UK - The Institute of Directors (IoD) believes the proposed Stewardship Code needs to do yet more to encourage institutional investors to engage with companies.
Responding to the consultation on a Stewardship Code for Institutional Investors, the Institute of Directors (IoD) has suggested:
It is bad practice to borrow shares for the purpose of shareholder voting;
Institutional shareholders should have a clear and disclosed policy with respect to the lending of shareholdings;
Lending policy should be mandated by the ultimate beneficial owners of the shares;
Where lending activity may alter the risk characteristics of a portfolio, the investor's investment policy should state the extent to which this is permitted, and
The returns from lending should be disclosed separately from other investment returns when reporting to clients or beneficiaries.
The IoD also believes securities lending and borrowing issues need more attention, so has proposed the following be included in the code:
Independent partnership Governance for Owners (GO) has also come up with proposals for the Stewardship Code which suggest good stewardship should be rewarded. On top of that, it suggests the Code should be reviewed periodically, perhaps every 12-15 months, to incorporate and disseminate emerging best practices and other best practices in the first years of operation and every two to three years thereafter.
The Stewardship Code - which addresses arrangements for monitoring investee companies, intervention strategies and voting policies - is developed and overseen by the Financial Reporting Council (FRC).
Elsewhere, independent corporate governance research firm The Corporate Library has advised investors and UN PRI signatories in particular to carefully consider how to vote on labour standard resolutions as it claims poor standards can give rise to potential investment risk.
"Proxy voting is an important means of exercising active ownership but can also be challenging to execute," said Kimberly Gladman, director of research and risk analytics at the Corporate Library and author of the new voting guide ‘Proxy Voting on Labor Standards: A case-by-case guide for PRI Signatories'. "Investors must not only understand the topic of the resolution, but also determine whether it deserves support at a particular company."

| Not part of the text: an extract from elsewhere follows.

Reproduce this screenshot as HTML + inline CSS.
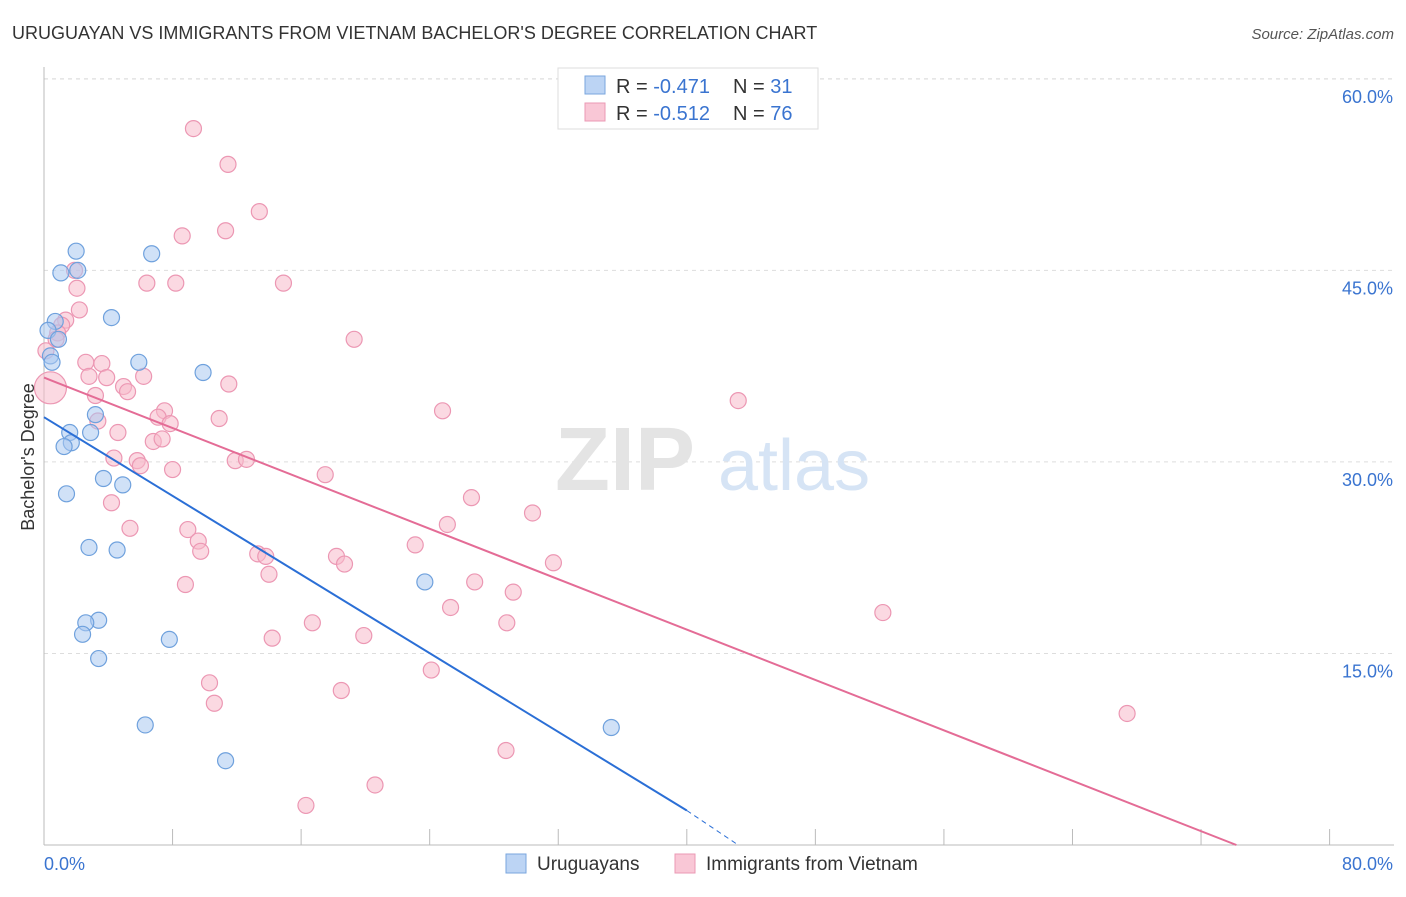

The National Association of Pension Funds (NAPF) has meanwhile revealed pension fund members are now more inclined to keep triennial elections of company board directors, instead of a proposed switch to annual elections.
In its latest submission to the FRC's consultation on the Combined Code on Corporate Governance, the NAPF said member views had changed from an earlier inclination towards annual re-elections. It noted: "Our latest sample of member views points towards a balance in favour of retaining the status quo and reserving annual re-elections for specific circumstances, such as after a major capital-raising."
David Paterson, head of corporate governance at the NAPF, said the straw poll of a relatively small number of members had resulted in a majority favouring the current three-year cycle of elections. However, he noted there was a "pretty clear distinction" between the choices of asset managers and pension funds, with the latter supporting the status quo and asset managers preferring annual elections.
While he admitted it wasn't a "strong majority" and the results of the sample were finely balanced, "we have listened to our members and reflected that in our response to the FRC consultation", said Paterson.
Reasons for staying with the three-year cycle include continuity and not having to review the entire board every year, while Paterson pointed out "there is no evidence that the three year cycle doesn't work", as most shareholders have sufficient access to board accountability. That said, he noted boards that have already adopted annual elections, such as BP and Astrazeneca, do not seem to have provoked more shareholder reaction to particular director appointments.
Paterson added: "The present system seems to work reasonably well, so why change it. And if individual boards like the idea of annual elections, they can adopt it."
He also warned the impact of annual elections could be felt more keenly by small- to medium-sized companies where the shareholdings are more concentrated.
"We don't want to encourage actual, or a feeling, of instability among directors. We want accountability, but we still want them to take a longer term view and that might not happen if they are insecure about their jobs," he added.